To start off, i will say that the county that i live in requires no emission control. With that said i will procede with what i have to say. Today i took off the AIV and the Oil collector (black box beside the AIV). also i took out the whole intake piping. the cone filter, the MAS, and all the rubber hoses that connect to it. now. after i completely took that out i had 3 holes to plug. which i did. Also i took out the intake muffler that i found lying under the little relay box. Now heres where it got hairy. I put the intake back on and plugged all the holes. ok. now that left me with a T on the right side of the valve cover (not actually a "T",but its the best i can describe it. Now i put a breather filter on the brass pipe that points straight twards the fron of the car, and left the one that points to the right out in the open. Now this left me with a small rubber hose that came from the block. it comes out right under the header heat sheild. It originally belonged to the oil seperator. now. i connected that to the metal pipe that ran from the AIV to the bottom of the exhaust manifold. All works well......it idels perfectally, runs great. and is almost twice as loud. and i have a little better throttle response! my theroy is that the air pumping through head is now going straight into the exhaust manifold through the metal pipe!but.......PROBLEM! now there is so much pressure in the engine that the oil dip stick blows out of its place at WOT and sprays oil all over my engine bay and causes the car to smoke like a broke down honda!. PLEAS PLEASE HELP ME! i don;t know what to do. where am i going wrong. (note) i havent done anything to the EGR system yet! will i need to reroute some hose or what!


----------



## allmotormax (Mar 31, 2003)

well to much exhaust pressure is getting into the engine past the rings or the exhaust is being pushed back through whatever the hell kind of rig it is you just described, and pressurizing the engine. so try just cutting of the t part or whatever and just have the breather filter? and before you install that turbo get some total seal rings or at least some good aftermarket ones


----------



## anthony jackson (Jul 16, 2002)

i know that others have done this befor, i was just wandering their set ups. cuse ive fuked my up somehow. I don't really know where the excess pressure is entering into the engine. but that shit sounds devestating. and this is my only ride for a year or 2. so thanks for any advise.!


----------



## 1 WICKED SE-R (Apr 13, 2003)

try using duct tape on the dipstick
if you cant duct it fuck it j/k!
this happens on my car too i did the same thing but my oil doesnt spary like yours. i dont even think mine does at all
but what i did was easy
grab set of pliers and squeeze the circle part of the sipatick where it overlaps the dipstick tube but not to hard or it wont go on at all
just enough to make it snug over the tube

hope this helps


----------



## anthony jackson (Jul 16, 2002)

i fixed the problem too. i just capped off the metal line coming from the AIV down to the exhaust manifold! actually i used a long shank lug bolt off an old ford truck. Ghetto as hell, but it works great! and thanks for the tip. its gonna help alot!


----------



## ForsakenRX7 (Mar 14, 2003)

NOOOOOOOOO!!!!! YOU'LL KILL A DOLPHIN IN BRAZIL IF YOU REMOVE YOUR EMISSIONS!!!!!!! 
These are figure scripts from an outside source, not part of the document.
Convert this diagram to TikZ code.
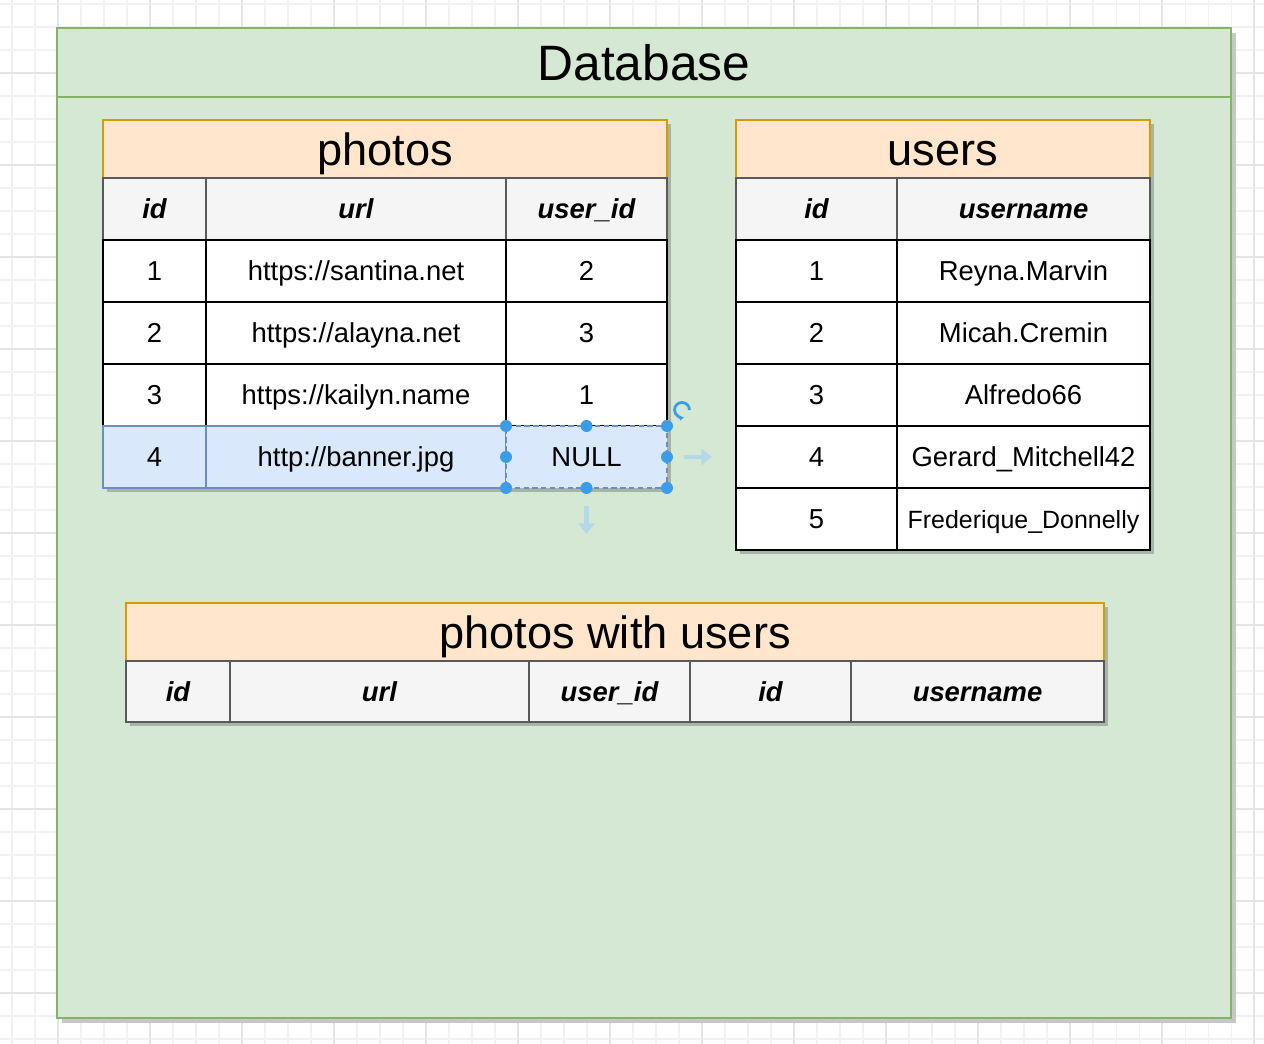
\documentclass[tikz,border=0pt]{standalone}
\usepackage{fontspec}
\setmainfont{Liberation Sans}
\usepackage{xcolor}
\usetikzlibrary{calc}
\usetikzlibrary{positioning}
\usetikzlibrary{arrows.meta}
\definecolor{dbfill}{HTML}{D5E8D4}
\definecolor{dbline}{HTML}{82B366}
\definecolor{orfill}{HTML}{FFE6CC}
\definecolor{orline}{HTML}{D79B00}
\definecolor{headgrey}{HTML}{F5F5F5}
\definecolor{pickfill}{HTML}{DAE8FC}
\definecolor{pickline}{HTML}{6C8EBF}
\definecolor{handleblue}{HTML}{3C9DE6}
\definecolor{hintblue}{HTML}{B4D9E6}
\definecolor{gridminor}{HTML}{F2F2F2}
\definecolor{gridmajor}{HTML}{E4E4E4}
\pgfdeclarelayer{paper}
\pgfdeclarelayer{frame}
\pgfdeclarelayer{shade}
\pgfsetlayers{paper,frame,shade,main}

\begin{document}
\begin{tikzpicture}[node distance=0pt, font=\fontsize{15.6}{19}\selectfont]
	\tikzstyle{cell}=[draw=black, line width=1.1pt, fill=white, minimum height=1.24cm, inner sep=0pt, outer sep=0pt, text height=11.2pt, text depth=0pt]
	\tikzstyle{colhead}=[cell, draw=black!65, fill=headgrey, font=\fontsize{15.6}{19}\selectfont\bfseries\itshape]
	\tikzstyle{picked}=[cell, draw=pickline, fill=pickfill]
	\tikzstyle{tabletitle}=[draw=orline, fill=orfill, line width=1.1pt, minimum height=1.16cm, inner sep=0pt, outer sep=0pt, text height=18.3pt, text depth=0pt, font=\fontsize{25.7}{30}\selectfont]
	\tikzstyle{dbpart}=[draw=dbline, fill=dbfill, line width=1.4pt, inner sep=0pt, outer sep=0pt]
	\tikzstyle{shadow}=[fill=black, opacity=0.22]
	\tikzstyle{handle}=[circle, fill=handleblue, minimum size=0.24cm, inner sep=0pt]
	\tikzstyle{hint}=[draw=hintblue, line width=2.4pt, -{Triangle[length=6pt, width=9pt]}]

	\useasboundingbox (0,0) rectangle (25.28,20.88);

	% database frame
	\begin{pgfonlayer}{frame}
		\node[dbpart, minimum width=23.48cm, minimum height=1.38cm, anchor=north west, text height=20.3pt, text depth=0pt, font=\fontsize{28.3}{34}\selectfont] (db-title) at (1.14,20.32) {Database};
		\node[dbpart, minimum width=23.48cm, minimum height=18.42cm, below=of db-title] (db-body) {};
	\end{pgfonlayer}
	\begin{pgfonlayer}{paper}
		\begin{scope}[shift={(1.16,19.42)}]
			\draw[gridminor, line width=0.6pt, step=0.46cm] (-1.16,-19.42) grid (24.12,1.46);
			\draw[gridmajor, line width=0.6pt, step=1.84cm] (-1.16,-19.42) grid (24.12,1.46);
		\end{scope}
		\fill[black!22] ($(db-title.north west)+(0.1,-0.1)$) rectangle ($(db-body.south east)+(0.1,-0.1)$);
	\end{pgfonlayer}

	% photos
	\node[tabletitle, minimum width=11.28cm, anchor=north west] (p-title) at (2.06,18.48) {photos};
	\node[colhead, minimum width=2.06cm, below right=of p-title.south west] (p-h1) {id};
	\node[colhead, minimum width=6cm, right=of p-h1] (p-h2) {url};
	\node[colhead, minimum width=3.22cm, right=of p-h2] (p-h3) {user\_id};
	\node[cell, minimum width=2.06cm, below=of p-h1] (p-11) {1};
	\node[cell, minimum width=6cm, right=of p-11] (p-12) {https://santina.net};
	\node[cell, minimum width=3.22cm, right=of p-12] (p-13) {2};
	\node[cell, minimum width=2.06cm, below=of p-11] (p-21) {2};
	\node[cell, minimum width=6cm, right=of p-21] (p-22) {https://alayna.net};
	\node[cell, minimum width=3.22cm, right=of p-22] (p-23) {3};
	\node[cell, minimum width=2.06cm, below=of p-21] (p-31) {3};
	\node[cell, minimum width=6cm, right=of p-31] (p-32) {https://kailyn.name};
	\node[cell, minimum width=3.22cm, right=of p-32] (p-33) {1};
	\node[picked, minimum width=2.06cm, below=of p-31] (p-41) {4};
	\node[picked, minimum width=6cm, right=of p-41] (p-42) {http://banner.jpg};
	\node[picked, dash pattern=on 3pt off 2pt, minimum width=3.22cm, right=of p-42] (p-43) {NULL};

	% users
	\node[tabletitle, minimum width=8.28cm, anchor=north west] (u-title) at (14.72,18.48) {users};
	\node[colhead, minimum width=3.22cm, below right=of u-title.south west] (u-h1) {id};
	\node[colhead, minimum width=5.06cm, right=of u-h1] (u-h2) {username};
	\node[cell, minimum width=3.22cm, below=of u-h1] (u-11) {1};
	\node[cell, minimum width=5.06cm, right=of u-11] (u-12) {Reyna.Marvin};
	\node[cell, minimum width=3.22cm, below=of u-11] (u-21) {2};
	\node[cell, minimum width=5.06cm, right=of u-21] (u-22) {Micah.Cremin};
	\node[cell, minimum width=3.22cm, below=of u-21] (u-31) {3};
	\node[cell, minimum width=5.06cm, right=of u-31] (u-32) {Alfredo66};
	\node[cell, minimum width=3.22cm, below=of u-31] (u-41) {4};
	\node[cell, minimum width=5.06cm, right=of u-41] (u-42) {Gerard\_Mitchell42};
	\node[cell, minimum width=3.22cm, below=of u-41] (u-51) {5};
	\node[cell, minimum width=5.06cm, right=of u-51, font=\fontsize{14.2}{17}\selectfont] (u-52) {Frederique\_Donnelly};

	% photos with users
	\node[tabletitle, minimum width=19.56cm, anchor=north west] (j-title) at (2.52,8.82) {photos with users};
	\node[colhead, minimum height=1.22cm, minimum width=2.08cm, below right=of j-title.south west] (j-h1) {id};
	\node[colhead, minimum height=1.22cm, minimum width=5.98cm, right=of j-h1] (j-h2) {url};
	\node[colhead, minimum height=1.22cm, minimum width=3.22cm, right=of j-h2] (j-h3) {user\_id};
	\node[colhead, minimum height=1.22cm, minimum width=3.22cm, right=of j-h3] (j-h4) {id};
	\node[colhead, minimum height=1.22cm, minimum width=5.06cm, right=of j-h4] (j-h5) {username};

	\begin{pgfonlayer}{shade}
		\fill[shadow] ($(p-title.north west)+(0.08,-0.08)$) rectangle ($(p-43.south east)+(0.08,-0.08)$);
		\fill[shadow] ($(u-title.north west)+(0.08,-0.08)$) rectangle ($(u-52.south east)+(0.08,-0.08)$);
		\fill[shadow] ($(j-title.north west)+(0.08,-0.08)$) rectangle ($(j-h5.south east)+(0.08,-0.08)$);
	\end{pgfonlayer}

	% selection handles on the NULL cell
	\foreach \a [count=\i] in {north west,north,north east,west,east,south west,south,south east}
		\node[handle] (hd\i) at (p-43.\a) {};
	\coordinate (hr-a) at ($(p-43.east)+(0.34,0)$);
	\coordinate (hr-b) at ($(p-43.east)+(0.9,0)$);
	\coordinate (hb-a) at ($(p-43.south)+(0,-0.36)$);
	\coordinate (hb-b) at ($(p-43.south)+(0,-0.92)$);
	\draw[hint] (hr-a) -- (hr-b);
	\draw[hint] (hb-a) -- (hb-b);
	\coordinate (rot) at ($(p-43.north east)+(0.3,0.32)$);
	\draw[handleblue, line width=1.6pt, -{Latex[length=3pt]}] ($(rot)+(0.15,0)$) arc[start angle=0, end angle=290, radius=0.15];
\end{tikzpicture}
\end{document}
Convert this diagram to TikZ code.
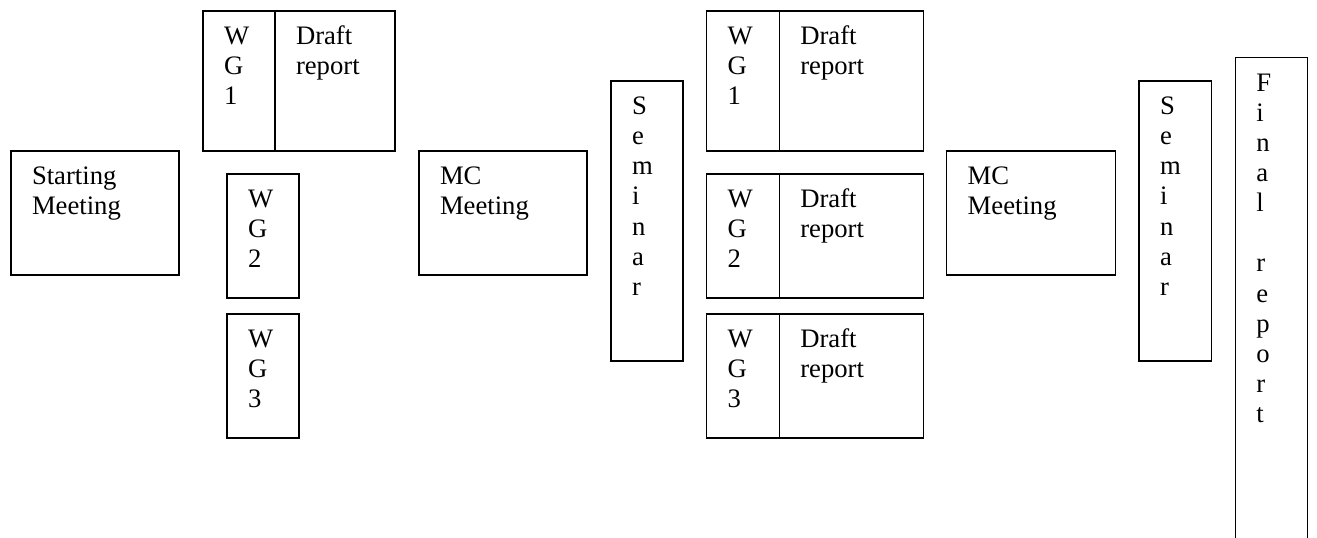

I told you not to tell em you used a long shank lug nut. LoL


----------



## SergioCR (Sep 18, 2002)

anthony jackson said:


> *.......PROBLEM! now there is so much pressure in the engine that the oil dip stick blows out of its place at WOT and sprays oil all over my engine bay and causes the car to smoke like a broke down honda!. PLEAS PLEASE HELP ME! i don;t know what to do. where am i going wrong. (note) i havent done anything to the EGR system yet! will i need to reroute some hose or what! *


I was wondering.... where did you route the PCV Valve? if both in and out PCV hoses are tap i guess that's where the pressure build up is...


----------